Äußerst feinsamtiger neuer Lesestoff. Schön, wieder neue perlende Geschichten von Ihnen zu haben, Frau Modeste.
schöner Text
das war ein wahrer Lesegenuss, danke. Am besten gefielen mir die abgezogenen Hammelköpfe mit den blauen Augen, smile.
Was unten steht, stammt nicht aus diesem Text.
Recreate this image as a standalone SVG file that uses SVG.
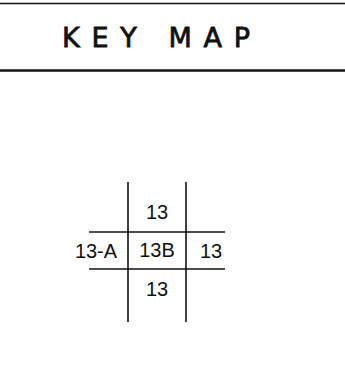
<svg xmlns="http://www.w3.org/2000/svg" width="345" height="370" viewBox="0 0 345 370">
<style>
.rule{stroke:#111;fill:none}
.grid{stroke:#111;stroke-width:1.6;fill:none}
.lbl{font-family:"Liberation Sans",Arial,sans-serif;font-size:20px;fill:#111;text-anchor:middle}
.title{font-family:"DejaVu Sans","Liberation Sans",sans-serif;font-size:27px;fill:#111;stroke:#111;stroke-width:0.8;letter-spacing:6px}
</style>
<rect width="345" height="370" fill="#fff"/>
<g id="header">
<line class="rule" x1="0" y1="3.5" x2="345" y2="3.5" stroke-width="1.6"/>
<line class="rule" x1="0" y1="70.5" x2="345" y2="70.5" stroke-width="2.6"/>
<text class="title" x="62" y="47" textLength="194" lengthAdjust="spacing">KEY MAP</text>
</g>
<g id="connectors">
<line class="grid" x1="128" y1="182" x2="128" y2="322"/>
<line class="grid" x1="186" y1="182" x2="186" y2="322"/>
<line class="grid" x1="89" y1="232" x2="225" y2="232"/>
<line class="grid" x1="89" y1="269" x2="225" y2="269"/>
</g>
<g id="n-top"><text class="lbl" x="157" y="219">13</text></g>
<g id="n-left"><text class="lbl" x="96" y="258">13-A</text></g>
<g id="n-center"><text class="lbl" x="157" y="257">13B</text></g>
<g id="n-right"><text class="lbl" x="211" y="258">13</text></g>
<g id="n-bottom"><text class="lbl" x="157" y="296">13</text></g>
</svg>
Ja, im Nachinein erscheint einem alles wie vorbestimmt.
Gruß
Mukono
REPLY:
Die Zettel, Herr Pathologe, habe ich gar nicht mitgenommen, und die Zukunft so unklar wie eh und je. Ob tatsächlich alles vorherbestimmt ist, oder ob nicht wirklich irgendwo alle Zeiten gleichzeitig existieren, und die Trennwand auch einmal durchsichtig werden kann – oder ob nicht all dies Unfug ist, und die sichtbare Welt auch die wahre ist – wer kann das wissen, Herr (?) Mukono.
Und Ihnen allen danke für Ihr warmes Willkommen.
Danke, liebe Modeste, für diese Geschichte. Ansonsten kann ich mich den Begrüßungen der Freunde nur anschließen.